WHAT IS BEING ASKED:
From the first line of the listing below, retype each line up to and including the one with "ax = fig.add_axes([97/666, 1-530/600, 562/666, 512/600])"; pictures stay out.

SUPPLIED MATERIAL:
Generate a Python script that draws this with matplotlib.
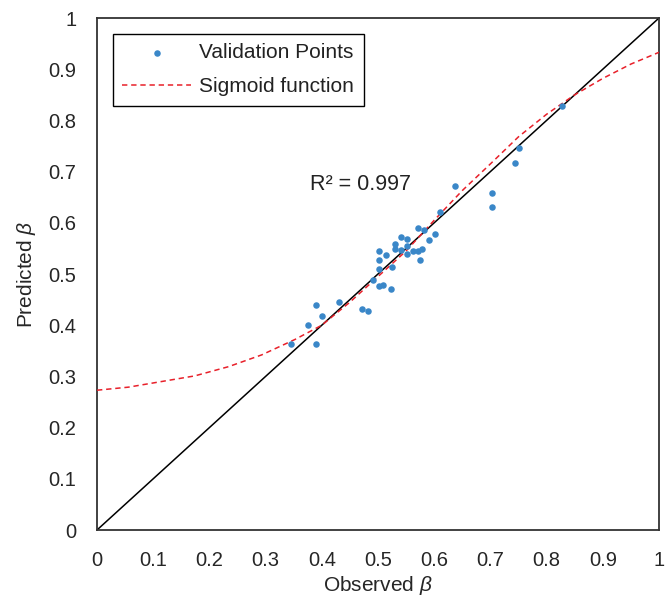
import matplotlib
matplotlib.use("Agg")
import matplotlib.pyplot as plt

plt.rcParams['font.family'] = ['Liberation Sans', 'DejaVu Sans']
plt.rcParams['mathtext.fontset'] = 'custom'
plt.rcParams['mathtext.it'] = 'Liberation Sans:italic'
plt.rcParams['mathtext.rm'] = 'Liberation Sans'

observed = [0.345, 0.376, 0.389, 0.390, 0.401, 0.431, 0.471, 0.482, 0.491, 0.501,
            0.509, 0.524, 0.525, 0.501, 0.501, 0.501, 0.515, 0.530, 0.531, 0.541,
            0.541, 0.551, 0.551, 0.551, 0.562, 0.571, 0.578, 0.575, 0.572, 0.582,
            0.591, 0.601, 0.610, 0.637, 0.702, 0.702, 0.743, 0.751, 0.827]
predicted = [0.364, 0.400, 0.364, 0.439, 0.418, 0.445, 0.432, 0.427, 0.488, 0.476,
             0.478, 0.470, 0.514, 0.510, 0.527, 0.545, 0.538, 0.549, 0.558, 0.572,
             0.546, 0.568, 0.554, 0.540, 0.545, 0.545, 0.549, 0.527, 0.589, 0.585,
             0.566, 0.578, 0.621, 0.672, 0.659, 0.631, 0.716, 0.746, 0.829]

sig_x = [0.0, 0.056, 0.115, 0.174, 0.234, 0.293, 0.352, 0.40, 0.45, 0.50, 0.55,
         0.60, 0.65, 0.70, 0.75, 0.80, 0.85, 0.90, 0.95, 1.0]
sig_y = [0.273, 0.279, 0.290, 0.301, 0.319, 0.342, 0.372, 0.40, 0.445, 0.495, 0.545,
         0.605, 0.663, 0.715, 0.768, 0.812, 0.850, 0.882, 0.910, 0.933]

line_x = [0, 1]
line_y = [0, 1]
ticks = [0, 0.1, 0.2, 0.3, 0.4, 0.5, 0.6, 0.7, 0.8, 0.9, 1]
tick_labels = ['0', '0.1', '0.2', '0.3', '0.4', '0.5', '0.6', '0.7', '0.8', '0.9', '1']
r2_text = 'R² = 0.997'

fig = plt.figure(figsize=(6.66, 6.0), dpi=100)
ax = fig.add_axes([97/666, 1-530/600, 562/666, 512/600])

ax.plot(line_x, line_y, color='black', lw=1.1, zorder=2)
ax.plot(sig_x, sig_y, color='#E8202A', lw=1.1, ls=(0, (3.5, 2.5)), zorder=3,
        label='Sigmoid function')
ax.scatter(observed, predicted, s=22, color='#3A87C8', zorder=4, linewidths=0,
           label='Validation Points')

ax.set_xlim(0, 1)
ax.set_ylim(0, 1)
ax.set_xticks(ticks)
ax.set_xticklabels(tick_labels)
ax.set_yticks(ticks)
ax.set_yticklabels(tick_labels)
ax.tick_params(length=0, labelsize=14.5, colors='#262626', pad=15)
for s in ax.spines.values():
    s.set_color('#333333')
    s.set_linewidth(1.3)

ax.set_xlabel(r'Observed $\beta$', fontsize=15, color='#262626', labelpad=3)
ax.set_ylabel(r'Predicted $\beta$', fontsize=15, color='#262626', labelpad=7)

ax.text(0.468, 0.674, r2_text, fontsize=15.5, color='#222222', ha='center', va='center')

handles, labels = ax.get_legend_handles_labels()
order = [1, 0]
leg = ax.legend([handles[i] for i in order], [labels[i] for i in order],
                loc='upper left', bbox_to_anchor=(0.0285, 0.969), borderaxespad=0,
                fontsize=15, fancybox=False, edgecolor='black', framealpha=1,
                handlelength=3.3, handletextpad=0.4, borderpad=0.45,
                labelspacing=0.72, scatterpoints=1)
leg.get_frame().set_linewidth(1.0)
for t in leg.get_texts():
    t.set_color('#222222')

fig.savefig('out.png', dpi=100)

CORRECT ANSWER:
Generate a Python script that draws this with matplotlib.
import matplotlib
matplotlib.use("Agg")
import matplotlib.pyplot as plt

plt.rcParams['font.family'] = ['Liberation Sans', 'DejaVu Sans']
plt.rcParams['mathtext.fontset'] = 'custom'
plt.rcParams['mathtext.it'] = 'Liberation Sans:italic'
plt.rcParams['mathtext.rm'] = 'Liberation Sans'

observed = [0.345, 0.376, 0.389, 0.390, 0.401, 0.431, 0.471, 0.482, 0.491, 0.501,
            0.509, 0.524, 0.525, 0.501, 0.501, 0.501, 0.515, 0.530, 0.531, 0.541,
            0.541, 0.551, 0.551, 0.551, 0.562, 0.571, 0.578, 0.575, 0.572, 0.582,
            0.591, 0.601, 0.610, 0.637, 0.702, 0.702, 0.743, 0.751, 0.827]
predicted = [0.364, 0.400, 0.364, 0.439, 0.418, 0.445, 0.432, 0.427, 0.488, 0.476,
             0.478, 0.470, 0.514, 0.510, 0.527, 0.545, 0.538, 0.549, 0.558, 0.572,
             0.546, 0.568, 0.554, 0.540, 0.545, 0.545, 0.549, 0.527, 0.589, 0.585,
             0.566, 0.578, 0.621, 0.672, 0.659, 0.631, 0.716, 0.746, 0.829]

sig_x = [0.0, 0.056, 0.115, 0.174, 0.234, 0.293, 0.352, 0.40, 0.45, 0.50, 0.55,
         0.60, 0.65, 0.70, 0.75, 0.80, 0.85, 0.90, 0.95, 1.0]
sig_y = [0.273, 0.279, 0.290, 0.301, 0.319, 0.342, 0.372, 0.40, 0.445, 0.495, 0.545,
         0.605, 0.663, 0.715, 0.768, 0.812, 0.850, 0.882, 0.910, 0.933]

line_x = [0, 1]
line_y = [0, 1]
ticks = [0, 0.1, 0.2, 0.3, 0.4, 0.5, 0.6, 0.7, 0.8, 0.9, 1]
tick_labels = ['0', '0.1', '0.2', '0.3', '0.4', '0.5', '0.6', '0.7', '0.8', '0.9', '1']
r2_text = 'R² = 0.997'

fig = plt.figure(figsize=(6.66, 6.0), dpi=100)
ax = fig.add_axes([97/666, 1-530/600, 562/666, 512/600])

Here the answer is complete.